> Objective: Reproduce each line from the first in the data through the line that contains "['#0000cc', '#dd0000', '#006600', '#000000', '#cc6600']" exactly; give nothing else.

## Start Dataset extract

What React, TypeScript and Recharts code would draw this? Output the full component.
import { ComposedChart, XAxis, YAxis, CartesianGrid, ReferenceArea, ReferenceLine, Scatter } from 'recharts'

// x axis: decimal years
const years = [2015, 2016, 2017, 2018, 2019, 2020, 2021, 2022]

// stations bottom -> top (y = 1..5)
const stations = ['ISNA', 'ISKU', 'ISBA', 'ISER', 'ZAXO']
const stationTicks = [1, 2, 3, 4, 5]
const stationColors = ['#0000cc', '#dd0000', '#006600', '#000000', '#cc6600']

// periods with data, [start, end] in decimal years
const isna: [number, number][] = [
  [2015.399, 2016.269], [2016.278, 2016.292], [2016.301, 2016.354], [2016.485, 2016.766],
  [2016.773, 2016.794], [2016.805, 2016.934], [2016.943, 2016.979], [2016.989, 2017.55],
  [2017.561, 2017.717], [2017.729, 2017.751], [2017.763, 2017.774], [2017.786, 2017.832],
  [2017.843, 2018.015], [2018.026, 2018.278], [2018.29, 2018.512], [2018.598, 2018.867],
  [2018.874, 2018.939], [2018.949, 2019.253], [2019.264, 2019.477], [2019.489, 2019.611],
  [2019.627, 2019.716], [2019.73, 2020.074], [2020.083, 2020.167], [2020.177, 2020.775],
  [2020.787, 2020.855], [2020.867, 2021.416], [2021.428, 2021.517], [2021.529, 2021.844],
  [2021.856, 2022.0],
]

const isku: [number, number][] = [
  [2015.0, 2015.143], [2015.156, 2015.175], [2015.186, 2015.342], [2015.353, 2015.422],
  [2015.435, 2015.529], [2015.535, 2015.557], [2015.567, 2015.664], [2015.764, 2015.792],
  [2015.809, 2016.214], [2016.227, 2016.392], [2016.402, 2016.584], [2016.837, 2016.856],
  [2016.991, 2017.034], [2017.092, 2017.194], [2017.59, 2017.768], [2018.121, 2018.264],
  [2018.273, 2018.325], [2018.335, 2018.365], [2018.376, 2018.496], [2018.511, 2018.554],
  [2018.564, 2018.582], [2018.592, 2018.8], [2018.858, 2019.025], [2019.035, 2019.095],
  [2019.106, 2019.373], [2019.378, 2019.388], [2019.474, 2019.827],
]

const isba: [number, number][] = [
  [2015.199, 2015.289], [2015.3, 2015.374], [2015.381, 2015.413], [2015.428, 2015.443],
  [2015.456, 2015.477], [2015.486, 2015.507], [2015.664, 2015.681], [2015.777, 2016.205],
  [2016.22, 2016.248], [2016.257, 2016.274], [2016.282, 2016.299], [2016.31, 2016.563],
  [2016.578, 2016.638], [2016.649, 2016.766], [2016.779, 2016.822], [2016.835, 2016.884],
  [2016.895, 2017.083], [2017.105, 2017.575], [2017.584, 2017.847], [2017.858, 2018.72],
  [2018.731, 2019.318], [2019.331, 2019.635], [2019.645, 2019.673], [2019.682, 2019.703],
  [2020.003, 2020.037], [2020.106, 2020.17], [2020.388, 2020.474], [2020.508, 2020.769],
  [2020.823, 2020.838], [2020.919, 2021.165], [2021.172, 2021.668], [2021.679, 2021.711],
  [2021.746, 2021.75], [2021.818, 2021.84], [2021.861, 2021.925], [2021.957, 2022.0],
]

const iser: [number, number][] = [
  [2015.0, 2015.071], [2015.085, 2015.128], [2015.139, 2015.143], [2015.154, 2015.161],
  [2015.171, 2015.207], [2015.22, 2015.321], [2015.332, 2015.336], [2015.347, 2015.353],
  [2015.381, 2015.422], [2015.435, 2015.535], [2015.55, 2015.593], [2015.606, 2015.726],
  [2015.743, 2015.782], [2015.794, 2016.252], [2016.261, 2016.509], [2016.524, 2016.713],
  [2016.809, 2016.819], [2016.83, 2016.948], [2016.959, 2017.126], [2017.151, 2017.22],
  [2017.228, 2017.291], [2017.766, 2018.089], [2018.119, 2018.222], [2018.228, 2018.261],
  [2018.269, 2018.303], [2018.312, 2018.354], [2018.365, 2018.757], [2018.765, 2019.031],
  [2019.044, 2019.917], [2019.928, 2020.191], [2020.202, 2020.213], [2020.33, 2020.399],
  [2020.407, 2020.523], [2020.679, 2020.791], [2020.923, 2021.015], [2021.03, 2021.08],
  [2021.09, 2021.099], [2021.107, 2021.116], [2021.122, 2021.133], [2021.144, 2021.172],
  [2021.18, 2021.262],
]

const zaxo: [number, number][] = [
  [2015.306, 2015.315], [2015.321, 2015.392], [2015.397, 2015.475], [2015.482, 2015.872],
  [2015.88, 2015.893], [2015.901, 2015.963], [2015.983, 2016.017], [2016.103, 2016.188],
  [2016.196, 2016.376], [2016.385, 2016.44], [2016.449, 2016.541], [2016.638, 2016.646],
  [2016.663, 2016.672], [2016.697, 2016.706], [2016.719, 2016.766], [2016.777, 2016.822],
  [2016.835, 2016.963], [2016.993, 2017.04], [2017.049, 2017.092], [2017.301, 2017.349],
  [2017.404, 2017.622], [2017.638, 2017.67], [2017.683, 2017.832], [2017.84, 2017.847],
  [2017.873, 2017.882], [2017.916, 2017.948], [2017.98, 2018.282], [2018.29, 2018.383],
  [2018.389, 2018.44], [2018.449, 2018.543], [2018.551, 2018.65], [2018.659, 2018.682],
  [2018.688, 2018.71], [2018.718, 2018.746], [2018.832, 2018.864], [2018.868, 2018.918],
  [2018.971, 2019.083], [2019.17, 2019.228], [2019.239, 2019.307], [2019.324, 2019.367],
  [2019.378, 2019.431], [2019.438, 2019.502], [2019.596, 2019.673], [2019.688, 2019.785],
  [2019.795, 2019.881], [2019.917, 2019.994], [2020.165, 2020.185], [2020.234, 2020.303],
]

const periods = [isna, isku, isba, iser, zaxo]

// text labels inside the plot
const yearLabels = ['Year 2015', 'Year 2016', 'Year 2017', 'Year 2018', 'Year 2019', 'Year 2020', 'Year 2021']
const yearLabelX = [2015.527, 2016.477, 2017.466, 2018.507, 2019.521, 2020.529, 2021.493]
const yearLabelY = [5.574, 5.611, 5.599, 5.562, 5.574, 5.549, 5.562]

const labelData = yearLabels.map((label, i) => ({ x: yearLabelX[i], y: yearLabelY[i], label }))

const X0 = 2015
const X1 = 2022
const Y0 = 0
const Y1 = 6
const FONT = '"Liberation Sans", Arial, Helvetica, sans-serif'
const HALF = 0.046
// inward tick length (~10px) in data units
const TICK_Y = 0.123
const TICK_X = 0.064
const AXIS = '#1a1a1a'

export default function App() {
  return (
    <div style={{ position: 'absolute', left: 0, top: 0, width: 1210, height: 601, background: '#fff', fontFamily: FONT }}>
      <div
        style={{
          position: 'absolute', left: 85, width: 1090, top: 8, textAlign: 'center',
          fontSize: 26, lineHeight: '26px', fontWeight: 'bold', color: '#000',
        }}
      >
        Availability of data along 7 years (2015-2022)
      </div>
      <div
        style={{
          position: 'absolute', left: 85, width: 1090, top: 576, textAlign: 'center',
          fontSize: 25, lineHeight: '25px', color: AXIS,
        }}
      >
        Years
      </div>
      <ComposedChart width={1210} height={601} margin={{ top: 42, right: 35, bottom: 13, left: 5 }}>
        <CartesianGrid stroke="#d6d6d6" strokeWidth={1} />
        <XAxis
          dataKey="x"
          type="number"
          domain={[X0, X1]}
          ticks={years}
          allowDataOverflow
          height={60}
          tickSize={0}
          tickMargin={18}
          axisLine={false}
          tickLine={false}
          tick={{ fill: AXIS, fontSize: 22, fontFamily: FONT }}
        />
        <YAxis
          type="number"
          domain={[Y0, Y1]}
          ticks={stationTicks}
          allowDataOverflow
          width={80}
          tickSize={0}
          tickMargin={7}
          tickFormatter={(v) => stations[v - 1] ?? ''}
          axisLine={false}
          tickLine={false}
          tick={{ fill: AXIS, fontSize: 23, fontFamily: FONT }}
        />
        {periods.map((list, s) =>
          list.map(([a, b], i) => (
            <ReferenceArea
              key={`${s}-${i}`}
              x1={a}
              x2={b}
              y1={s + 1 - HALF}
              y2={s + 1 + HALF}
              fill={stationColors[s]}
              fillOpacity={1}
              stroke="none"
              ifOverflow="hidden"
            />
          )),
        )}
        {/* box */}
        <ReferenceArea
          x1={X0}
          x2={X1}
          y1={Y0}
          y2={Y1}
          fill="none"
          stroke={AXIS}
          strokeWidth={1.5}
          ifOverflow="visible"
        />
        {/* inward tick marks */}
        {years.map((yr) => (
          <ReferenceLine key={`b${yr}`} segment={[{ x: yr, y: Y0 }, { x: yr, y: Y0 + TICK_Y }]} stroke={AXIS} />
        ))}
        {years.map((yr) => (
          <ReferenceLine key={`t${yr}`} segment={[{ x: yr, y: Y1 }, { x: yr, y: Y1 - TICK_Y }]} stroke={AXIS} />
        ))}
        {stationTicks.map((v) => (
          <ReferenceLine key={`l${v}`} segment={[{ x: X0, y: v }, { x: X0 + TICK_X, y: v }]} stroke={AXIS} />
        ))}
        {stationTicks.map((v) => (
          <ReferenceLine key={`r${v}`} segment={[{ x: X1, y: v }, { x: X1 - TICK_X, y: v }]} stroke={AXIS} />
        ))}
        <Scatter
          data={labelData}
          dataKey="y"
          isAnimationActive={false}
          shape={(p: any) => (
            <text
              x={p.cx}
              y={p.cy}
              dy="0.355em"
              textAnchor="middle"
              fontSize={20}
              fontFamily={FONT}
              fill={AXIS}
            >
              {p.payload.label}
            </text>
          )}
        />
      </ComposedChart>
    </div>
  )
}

## End Dataset extract

> Expected output:
What React, TypeScript and Recharts code would draw this? Output the full component.
import { ComposedChart, XAxis, YAxis, CartesianGrid, ReferenceArea, ReferenceLine, Scatter } from 'recharts'

// x axis: decimal years
const years = [2015, 2016, 2017, 2018, 2019, 2020, 2021, 2022]

// stations bottom -> top (y = 1..5)
const stations = ['ISNA', 'ISKU', 'ISBA', 'ISER', 'ZAXO']
const stationTicks = [1, 2, 3, 4, 5]
const stationColors = ['#0000cc', '#dd0000', '#006600', '#000000', '#cc6600']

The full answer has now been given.